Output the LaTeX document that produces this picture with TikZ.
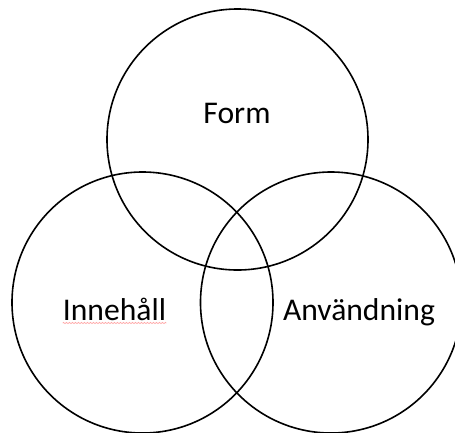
\documentclass[tikz,border=0pt]{standalone}
\usepackage{fontspec}
\setmainfont{Carlito}
\usetikzlibrary{
  positioning,
  decorations.pathmorphing
}
\tikzset{
  venn/.style     = {draw, circle, line width=1.6pt, minimum size=261pt,
                     inner sep=0pt},
  setlabel/.style = {font=\fontsize{31.6}{36}\selectfont, anchor=base,
                     inner sep=0pt},
  spell/.style    = {draw=red!35, line width=0.7pt,
                     decorate, decoration={zigzag, amplitude=0.6pt, segment length=3pt}},
}

\begin{document}
\begin{tikzpicture}[x=1pt, y=-1pt]
\useasboundingbox (0,0) rectangle (455,432);
\clip (0,0) rectangle (455,432);

\node[venn] (form) at (237.5,139.5) {};
\node[venn] (inne) at (142.5,302.5) {};
\node[venn] (anv)  at (331,302.5)   {};

\node[setlabel] (tform) at (237,123) {Form};
\node[setlabel] (tinne) at (114.5,320) {Innehåll};
\node[setlabel] (tanv)  at (359,320.5) {Användning};

\draw[spell] ([yshift=-3pt]tinne.base west) -- ([yshift=-3pt]tinne.base east);
\end{tikzpicture}
\end{document}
•••••
◆ **Your instructions**
Ignore the images and quote every line of the listing exactly.

◆ **Complete output**
Output the LaTeX document that produces this picture with TikZ.
\documentclass[tikz,border=0pt]{standalone}
\usepackage{fontspec}
\setmainfont{Carlito}
\usetikzlibrary{
  positioning,
  decorations.pathmorphing
}
\tikzset{
  venn/.style     = {draw, circle, line width=1.6pt, minimum size=261pt,
                     inner sep=0pt},
  setlabel/.style = {font=\fontsize{31.6}{36}\selectfont, anchor=base,
                     inner sep=0pt},
  spell/.style    = {draw=red!35, line width=0.7pt,
                     decorate, decoration={zigzag, amplitude=0.6pt, segment length=3pt}},
}

\begin{document}
\begin{tikzpicture}[x=1pt, y=-1pt]
\useasboundingbox (0,0) rectangle (455,432);
\clip (0,0) rectangle (455,432);

\node[venn] (form) at (237.5,139.5) {};
\node[venn] (inne) at (142.5,302.5) {};
\node[venn] (anv)  at (331,302.5)   {};

\node[setlabel] (tform) at (237,123) {Form};
\node[setlabel] (tinne) at (114.5,320) {Innehåll};
\node[setlabel] (tanv)  at (359,320.5) {Användning};

\draw[spell] ([yshift=-3pt]tinne.base west) -- ([yshift=-3pt]tinne.base east);
\end{tikzpicture}
\end{document}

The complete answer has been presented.